The only thing I don't like about the villain is that he is apparently a zillion years old and the dynamics of this are never really explained. Shouldn't he be in a wheelchair or something by now?
Anyway, I think people are beginning to get a little harsh on Pixar. One thing I like about this studio is that they never fuck things up.
They might come out with a movie that wasn't as heart-poundingly exciting as the last one, or as heart-tuggingly emotionally involving as the one before that. But is that a reason to call it a boring movie? You might as well say The Fifth Element was a bad movie because it lacked the complexity of the dialogue in Citizen Kane. Personally, I like the fact that Pixar are always pushing the boundaries by giving different directors a spin and taking the settings in unexpected directions. And focusing on making sure the story is coherent rather than how much the models look like the voice actors who play them. And having the team of artists and the team of programmers in separate divisions. And talking to animation magazines about how proud they are of their story team, and not their suite of computers that run Linux. You know, things that other studios DON'T do.

This movie was like rape without the confusing physical pleasure

Holy shit this movie sucked for so many different reasons

No, seriously, was I the only one who hated all these fucking cowpats?

Now for the real shocker, Up is actually a good movie. Sure, it has some of the usual Pixar eye-rollery (the "cross my heart" theme felt really lame, but maybe that's just me), but Pixar eye-rollery is forgivable. It's not like Blue Sky eye-rollery where the reason your eyes are rolling is because you are physically convulsing in disgust at what you are watching.
The story made sense, it was fun, I ended up really liking all the characters, there were a lot of really funny moments and it had a heartwarming conclusion that (thank GOD) didn't bash our brains in with some kind of moral lesson.

I just wish I hadn't been inflicted with all those half-assed reviews from people who hadn't seen the movie or I might have been able to watch it in 3D.

Awww, the dog misses out on the 3D experience.

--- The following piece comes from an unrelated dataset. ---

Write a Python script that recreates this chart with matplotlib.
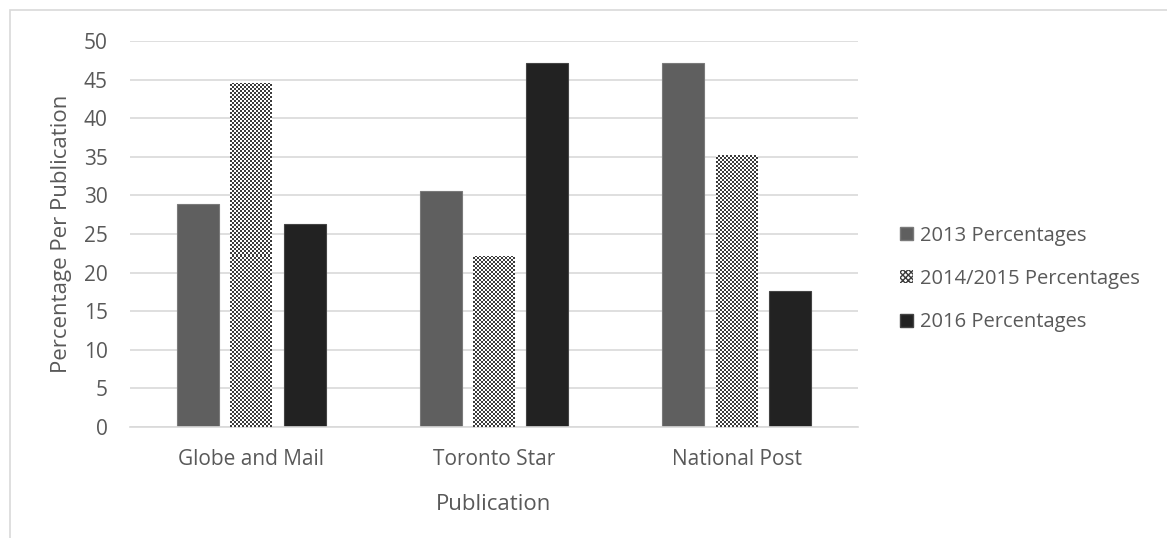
import numpy as np
import matplotlib
matplotlib.use("Agg")
import matplotlib.pyplot as plt
from matplotlib.colors import ListedColormap
from matplotlib.patches import Patch, Rectangle

publications = ["Globe and Mail", "Toronto Star", "National Post"]
series_names = ["2013 Percentages", "2014/2015 Percentages", "2016 Percentages"]
pct_2013 = [28.9, 30.6, 47.1]
pct_2014_2015 = [44.6, 22.2, 35.2]
pct_2016 = [26.3, 47.2, 17.6]

text_col = "#595959"
grid_col = "#d9d9d9"

plt.rcParams["font.family"] = ["Open Sans", "DejaVu Sans"]
fs = 15

W, H = 1167, 538
fig = plt.figure(figsize=(W / 100, H / 100), dpi=100)
ax = fig.add_axes([130 / W, 1 - 427 / H, (858 - 130) / W, (427 - 41) / H])

# light frame around the chart area (cut off at right/bottom like the source)
fig.patches.append(Rectangle((10 / W, -0.05), 1.2, 1 - 10 / H + 0.05,
                             transform=fig.transFigure, fill=False,
                             edgecolor=grid_col, linewidth=1.2))

x = np.arange(len(publications))
bw = 0.173
step = 0.22

b13 = ax.bar(x - step, pct_2013, bw, color="#5f5f5f", edgecolor="#7a7a7a",
             linewidth=0.8, zorder=2)
b14 = ax.bar(x, pct_2014_2015, bw, color="white", linewidth=0, zorder=2)
b16 = ax.bar(x + step, pct_2016, bw, color="#222222", edgecolor="#444444",
             linewidth=0.8, zorder=2)

ax.set_xlim(-0.5, 2.5)
ax.set_ylim(0, 50)

# fine checkerboard fill for the 2014/2015 bars
checker = ListedColormap(["white", "#3c3c3c"])
for rect in b14:
    x0, y0 = rect.get_x(), rect.get_y()
    x1, y1 = x0 + rect.get_width(), y0 + rect.get_height()
    (px0, py0), (px1, py1) = ax.transData.transform([(x0, y0), (x1, y1)])
    nc = max(1, int(round((px1 - px0) / 2)))
    nr = max(1, int(round((py1 - py0) / 2)))
    pattern = np.indices((nr, nc)).sum(axis=0) % 2
    im = ax.imshow(pattern, cmap=checker, extent=(x0, x1, y0, y1),
                   aspect="auto", interpolation="nearest", zorder=3)
    im.set_clip_path(rect)
ax.set_xlim(-0.5, 2.5)
ax.set_ylim(0, 50)

ax.set_yticks(np.arange(0, 51, 5))
ax.yaxis.grid(True, color=grid_col, linewidth=1.2, zorder=0)
ax.set_axisbelow(True)
ax.set_xticks(x)
ax.set_xticklabels(publications)
for s in ax.spines.values():
    s.set_visible(False)
ax.spines["bottom"].set_visible(True)
ax.spines["bottom"].set_color(grid_col)
ax.spines["bottom"].set_linewidth(1.2)
ax.tick_params(axis="both", length=0, colors=text_col, labelsize=fs)
ax.tick_params(axis="y", pad=16)
ax.tick_params(axis="x", pad=16)

ax.set_xlabel("Publication", color=text_col, fontsize=16, va="center")
ax.xaxis.set_label_coords(0.5, (427 - 505) / 386)
ax.set_ylabel("Percentage Per Publication", color=text_col, fontsize=16,
              va="center")
ax.yaxis.set_label_coords((62 - 130) / 728, 0.5)

handles = [
    Patch(facecolor="#5f5f5f", edgecolor="#7a7a7a"),
    Patch(facecolor="white", edgecolor="#3c3c3c", hatch="xxxxxx", linewidth=0),
    Patch(facecolor="#222222", edgecolor="#444444"),
]
leg = fig.legend(handles, series_names, loc="center left",
                 bbox_to_anchor=(882 / W, 1 - 279 / H), frameon=False,
                 handlelength=0.62, handleheight=0.62, handletextpad=0.35,
                 labelspacing=1.15, fontsize=14.5, labelcolor=text_col)

fig.savefig("out.png", dpi=100)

But then he probably doesn't have very good depth perception anyway. But I'm not a vet so I wouldn't know


  1. Oh hey, I can post comments here... If you wanted more of a plot synopsis I would have given you one when we talked before, but you kind of shut me down based on what other people told you before and didn't want to hear anything more. If someone doesn't want to hear/see something I don't push it on them.

    I think the review depends a lot on the reviewer- not everyone is good at that, nor critiquing as I'm sure you're well aware. In fact, on average I think most people suck at explaining or reviewing movies, you might take this for granted as you don't have much trouble with it yourself. I'd say keep that in mind when you reference your sources in the future, as it sounds like a good chunk of your blog is about you being irritated about that. But I'm glad you finally saw the film.

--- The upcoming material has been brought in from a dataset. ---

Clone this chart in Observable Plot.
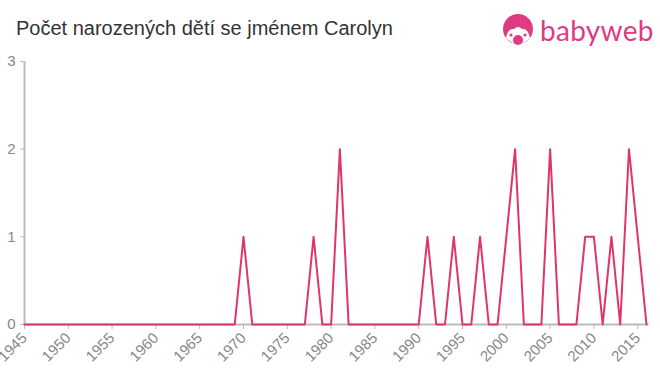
<!DOCTYPE html>
<html>
<head>
<meta charset="utf-8">
<script src="https://cdn.jsdelivr.net/npm/d3@7"></script>
<script src="https://cdn.jsdelivr.net/npm/@observablehq/plot@0.6"></script>
<style>
  html, body { margin: 0; padding: 0; background: #fff; }
  #wrap { position: relative; width: 660px; height: 375px; overflow: hidden; font-family: "Liberation Sans", Arial, sans-serif; }
  #title { position: absolute; left: 16px; top: 17px; font-size: 20px; color: #333; }
  #logo { position: absolute; left: 502px; top: 13px; display: flex; align-items: center; }
  #logo span { font-family: "Lato", "Liberation Sans", sans-serif; font-size: 28px; color: #e03a82; margin-left: 6px; letter-spacing: 0.3px; }
  #chart { position: absolute; left: 0; top: 0; }
  #chart svg, #chart svg g, #chart svg text { font-size: 15px !important; font-family: "Liberation Sans", Arial, sans-serif !important; }
</style>
</head>
<body>
<div id="wrap">
  <div id="chart"></div>
  <div id="title">Počet narozených dětí se jménem Carolyn</div>
  <div id="logo">
    <svg width="32" height="34" viewBox="0 0 32 34">
      <circle cx="16" cy="16" r="15" fill="#e03a82"/>
      <path d="M4 25 Q6 15 12 16 Q16 12 20 16 Q26 15 28 25 Q22 31 16 31 Q10 31 4 25 Z" fill="#fff"/>
      <circle cx="9" cy="22" r="1.6" fill="#e03a82"/>
      <circle cx="23" cy="22" r="1.6" fill="#e03a82"/>
      <circle cx="16" cy="27" r="5" fill="#e03a82"/>
    </svg>
    <span>babyweb</span>
  </div>
</div>
<script>
const years = d3.range(1945, 2017);
const counts = [
  0,0,0,0,0, 0,0,0,0,0, 0,0,0,0,0, 0,0,0,0,0, 0,0,0,0,0, // 1945-1969
  1,0,0,0,0, 0,0,0,1,0, 0,2,0,0,0, 0,0,0,0,0, 0,1,0,0,1, // 1970-1994
  0,0,1,0,0, 1,2,0,0,0, 2,0,0,0,1, 1,0,1,0,2, 1,0        // 1995-2016
];
const xTicks = d3.range(1945, 2016, 5);
const yTicks = [0, 1, 2, 3];

const data = years.map((y, i) => ({year: y, count: counts[i]}));

const chart = Plot.plot({
  width: 660,
  height: 375,
  marginLeft: 24,
  marginRight: 14,
  marginTop: 61,
  marginBottom: 51,
  x: {domain: [1945, 2016]},
  y: {domain: [0, 3]},
  style: {fontFamily: "Liberation Sans, Arial, sans-serif", fontSize: "15px", color: "#888", background: "#fff"},
  marks: [
    Plot.axisY({ticks: yTicks, tickFormat: d => String(d), tickSize: 4, tickPadding: 5, stroke: "#bbb", fill: "#888", label: null}),
    Plot.axisX({ticks: xTicks, tickFormat: d => String(d), tickSize: 5, tickRotate: -45, tickPadding: 6, stroke: "#bbb", fill: "#888", label: null}),
    Plot.ruleX([1945], {stroke: "#bbb", strokeWidth: 2}),
    Plot.ruleY([0], {stroke: "#bbb", strokeWidth: 2, x1: 1945, x2: 2016.3}),
    Plot.lineY(data, {x: "year", y: "count", stroke: "#e0356b", strokeWidth: 2})
  ]
});
document.getElementById("chart").appendChild(chart);
</script>
</body>
</html>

    I suppose you could look at it from an "everything happened as it is shown" sort of thing. A lot of people (who I talked to about the movie) had issues with the flying dogs existing and Charles Muntz age and things not matching up. It could be rationalized with "It's a movie, and fantastic things can happen in movies, suspension of disbelief" and that if Carl was say 10 when he saw the film, Muntz could have been in his 20s. If carl was 70 Muntz could have been 80 and some people age better than others. I think the biggest thing that didn't make sense is how Russell just appeared on the porch- if you look at the porch as the house takes off and as it flies away Russell isn't anywhere to be seen.

    But there's another idea I'd heard... that from the moment Carl goes to sleep the rest of the film is a dream. And that makes a lot of sense to me... I mean look at the symbolism, the way things in the beginning of the film link up to the rest of the movie.

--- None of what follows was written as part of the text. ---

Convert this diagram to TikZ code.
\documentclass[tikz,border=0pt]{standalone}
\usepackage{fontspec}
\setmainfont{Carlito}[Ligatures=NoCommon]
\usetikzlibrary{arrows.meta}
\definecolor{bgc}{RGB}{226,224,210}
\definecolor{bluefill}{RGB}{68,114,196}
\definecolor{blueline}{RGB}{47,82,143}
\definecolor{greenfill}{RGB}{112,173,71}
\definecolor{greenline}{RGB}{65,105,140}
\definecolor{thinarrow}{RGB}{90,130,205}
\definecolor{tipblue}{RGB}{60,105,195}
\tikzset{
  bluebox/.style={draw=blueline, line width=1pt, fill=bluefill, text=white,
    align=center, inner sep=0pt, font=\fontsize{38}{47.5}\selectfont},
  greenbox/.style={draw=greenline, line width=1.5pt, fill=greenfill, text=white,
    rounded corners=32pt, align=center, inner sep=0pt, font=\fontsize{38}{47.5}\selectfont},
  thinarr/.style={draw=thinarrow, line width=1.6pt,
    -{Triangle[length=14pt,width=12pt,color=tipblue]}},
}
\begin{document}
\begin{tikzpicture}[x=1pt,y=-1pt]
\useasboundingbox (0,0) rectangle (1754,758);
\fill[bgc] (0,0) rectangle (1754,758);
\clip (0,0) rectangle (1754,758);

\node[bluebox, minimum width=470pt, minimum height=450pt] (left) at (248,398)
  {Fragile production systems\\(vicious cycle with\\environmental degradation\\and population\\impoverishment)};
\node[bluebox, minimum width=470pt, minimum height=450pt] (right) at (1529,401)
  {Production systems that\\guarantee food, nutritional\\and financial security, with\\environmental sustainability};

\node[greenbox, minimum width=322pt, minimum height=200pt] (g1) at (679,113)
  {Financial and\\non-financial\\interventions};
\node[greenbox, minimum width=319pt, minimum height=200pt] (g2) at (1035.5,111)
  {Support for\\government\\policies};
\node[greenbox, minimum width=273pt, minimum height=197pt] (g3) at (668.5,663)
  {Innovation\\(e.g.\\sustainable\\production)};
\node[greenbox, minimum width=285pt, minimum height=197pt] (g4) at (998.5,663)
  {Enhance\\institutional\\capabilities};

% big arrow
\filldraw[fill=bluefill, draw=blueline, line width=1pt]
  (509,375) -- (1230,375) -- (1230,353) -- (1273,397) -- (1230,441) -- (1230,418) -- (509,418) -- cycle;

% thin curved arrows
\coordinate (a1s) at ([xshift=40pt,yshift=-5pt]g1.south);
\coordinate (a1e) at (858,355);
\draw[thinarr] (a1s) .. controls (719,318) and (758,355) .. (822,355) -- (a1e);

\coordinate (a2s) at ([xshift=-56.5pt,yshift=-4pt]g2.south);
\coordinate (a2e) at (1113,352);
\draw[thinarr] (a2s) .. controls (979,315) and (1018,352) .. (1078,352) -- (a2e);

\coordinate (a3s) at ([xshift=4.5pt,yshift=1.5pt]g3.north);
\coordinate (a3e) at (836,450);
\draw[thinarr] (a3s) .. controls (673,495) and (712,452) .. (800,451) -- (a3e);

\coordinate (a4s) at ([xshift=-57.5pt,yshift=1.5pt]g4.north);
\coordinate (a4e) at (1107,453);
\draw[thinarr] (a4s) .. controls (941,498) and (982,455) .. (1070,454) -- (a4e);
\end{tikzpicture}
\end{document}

    First off, and most obviously flying the house to Paradise Falls. Why would he dream about that? Because Carl feels like he has failed as a husband and broken his promise to his wife. Yeah, he tried, and when he got the tickets it was just too late. Bringing the house their symbolized him fulfiling his promise to her.

    Secondly, and a little less obvious Russell. In the beginning of the movie it was revealed that they could not have children. For Carl, Russell filled the void of the child he never had. I mean, why even include that scene if there is no reason? As it stands, it's mostly just there as a lame excuse why Carl doesn't have kids to take care of him and visit him.

    Third, Doug. He represents a companion. Bringing Ellie back in the movie would have been really... akward. And dreams don't usually come right out and say WHAT things symbolize.

    Fourth, Muntz. Carl has lived his whole life fantasizing about meeting his hero, and going to paradise falls. So, meeting him is a bit of wishfulfilment, and then his dream gets totally wonky when Muntz turns out to be evil

    There are other little things I'm not quite so sure on, like Kevin (reminds me a lot of the bird on the fireplace, but could have something to do with his wife working with birds at the zoo.) And the balloons (He sold balloons at his job, and his job was pretty much what would have got them there, funding wise.) but I think there are enough connections to make a good argument for the latter theory of this being Carls dream, and some of the things that are off being done on purpose. Who knows, I thought it was an interesting quandry at least.

  2. The dream element is quite interesting, but probably a bit deep for a Pixar film.
    I'd definitely agree that Russell represented the child that Carl never had. I also agree that his wife's inability to have a child supports the notion.
    Not so sure about the dog representing companionship in lieu of his wife. Really, I'd say Russell fills that role. Carl was a man who really only ever had one person sharing his life from what we've seen, and he and Russell become very close.
    It sounds crasse but I think the dog was there because he's cute and sells toys. But he still held a solid narrative function in the story so it's nothing to complain about.